When this one starts up, acoustic strumming is undercut in a subtle fashion with some nice backwards guitar (or is it pedal steel? Hard to say). The texture then thickens with a little bit of tasty Telecaster. From then on, things get pretty darned normal, settling into an easy country-rock groove in the neighborhood of, maybe, Tom Petty without the compelling vocals.
The whole album is full of competently played, similarly pleasant low-key rock, complete with pedal steel. And that is, it’s true, an accomplishment of its own, as anybody who’s tried to complete a CD can attest. But it’s hard not to feel a little sold down the river when the lyrical content is rather like a distanced description of some better lyrics. The singer/songwriter world is full of folks blandly trying to evoke some sort of twilit, wistful American nostalgia that mostly centers on old guys, trucks, road trips and the South. All are present and accounted for here, but these cupcakes come without the creamy filling.

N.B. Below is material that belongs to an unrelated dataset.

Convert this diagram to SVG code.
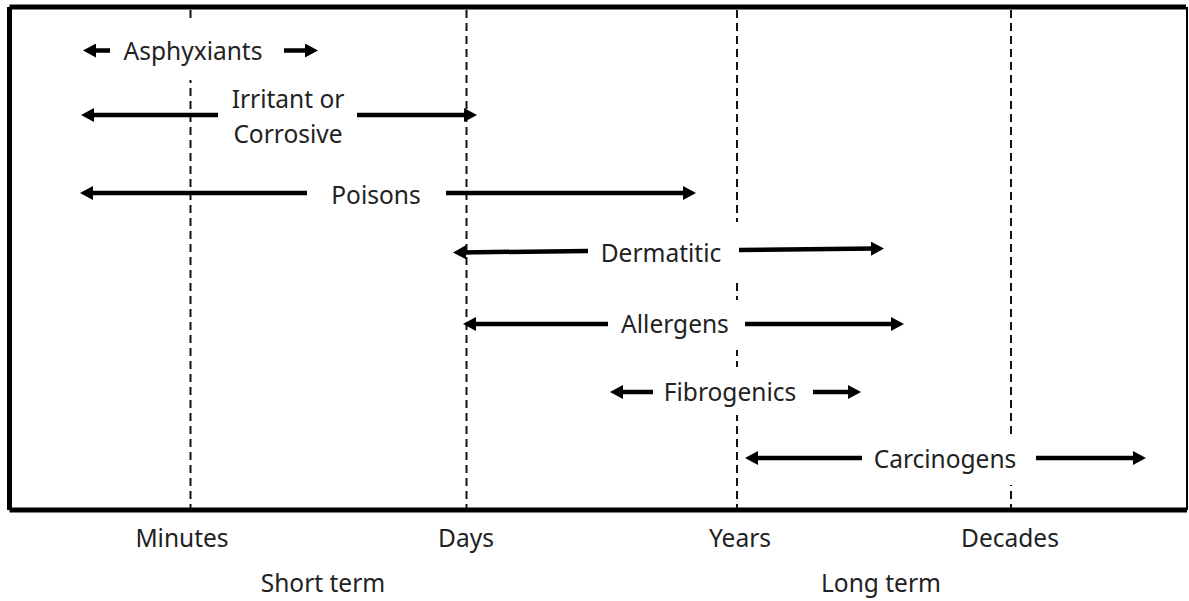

In the first tune, "Breakin Away," Cate says, "It’s 5 o’clock/ headin’ down south/ the sun is about to go down." Which leaves me feeling pretty underwhelmed–heading south is not of itself particularly compelling or evocative. By the second track, the gig is up: an "old-timer" tells our narrator "all about himself." Which was probably pretty cool, but we never get to hear what it was about this aged fellow that made him worth writing a song about except that he wanted "fame and fortune in a wild way."
Not to bellyache, because competency is itself a rare commodity, and this is well-played. Still. Call me curmudgeonly, but I like my cupcakes with the filling and all. Lyrics, they ain’t gotta be boring–in fact, they’re often what saves safely genre-fied music from being an exercise in the tired old expected groove.